The U.S. Forest Service has had chronic staffing shortages for over a decade and these staffing shortages have made it harder to contain U.S. wildfires and maintain our forests. Congress should provide salary increases, rental assistance, improvements to housing for Forest Service employees, and other policies tied to increasing the workforce within the U.S. Forest Service. 



Adjust The Permitting Process For Oil Rigs To Hold Polluters Accountable

The federal government should make sure that cleaning up an oil spill is more costly than meeting the standards that prevent spills in the first place. Many oil rigs are already too old by industry standards, but corporations claim it costs too much to replace them and get new permits. The federal government should prohibit oil companies from renewing their permits if they fail to adequately clean up after an oil spill.

Hold Companies Accountable For PFAS Contamination

Manufacturers of PFAS (perfluoroalkyl and polyfluoroalkyl substances), have known of the health risks associated with PFAS for decades. Companies that have polluted water sources must be held accountable, and we need to provide sustained funding for PFAS screening so communities can address PFAS in their water supply. We should extend and expand the funding provided for PFAS contamination in the Bipartisan Infrastructure Law beyond five years to help more communities remediate their drinking water.

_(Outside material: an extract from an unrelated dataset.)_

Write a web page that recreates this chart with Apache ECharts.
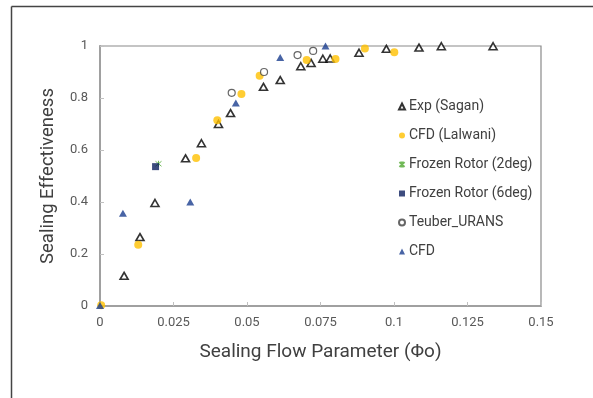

Increase Federal Funding For Oil And Gas Site Reclamation

Reclamation–the process of restoring a natural ecosystem after it has been used for oil and gas production–can be a critical tool for economic revitalization, first, by cleaning up environmental hazards and second, by enabling redevelopment of valuable remaining infrastructure. The federal government can help with reclamation efforts by increasing baseline funding for federal reclamation programs, providing matching funding for private reclamation projects of fossil fuel sites, and expanding Department of Energy financing options to help deploy much-needed private investment to ensure safe and swift reclamation.


Prohibit Oil And Gas Leasing Off The Coast Of California

In 2018 the Trump administration released a five-year offshore leasing plan that proposed opening up the entire West Coast to new drilling despite the widespread opposition of Pacific coast states. Congress should pass legislation prohibiting oil and gas leasing off the coast of California to make sure that presidential administrations can’t open up offshore drilling.


Preserve Our Natural Lands, Expand National Monuments, And Protect More Of California

California is home to 48 million acres of federally protected land. We have an obligation to preserve our state’s natural resources. Much like Senator Feinstein, Adam will be a champion for preserving, protecting and conserving natural wildlands across the state. One example of how we can do this is by passing the Rim of the Valley Corridor Preservation Act, Adam’s legislation would add more than 191,000 acres of the Rim of the Valley Corridor to the Santa Monica Mountains National Recreation Area.

Protect And Preserve Our Kelp Forests

There has been a 95% decline in Northern California’s kelp forests since 2014. California is considering a proposal to expand vital marine refuges surrounded by critical kelp habitat and a new marine reserve off the coast of Santa Cruz. The federal government should create a grant program to conserve, restore, and manage kelp forest ecosystems.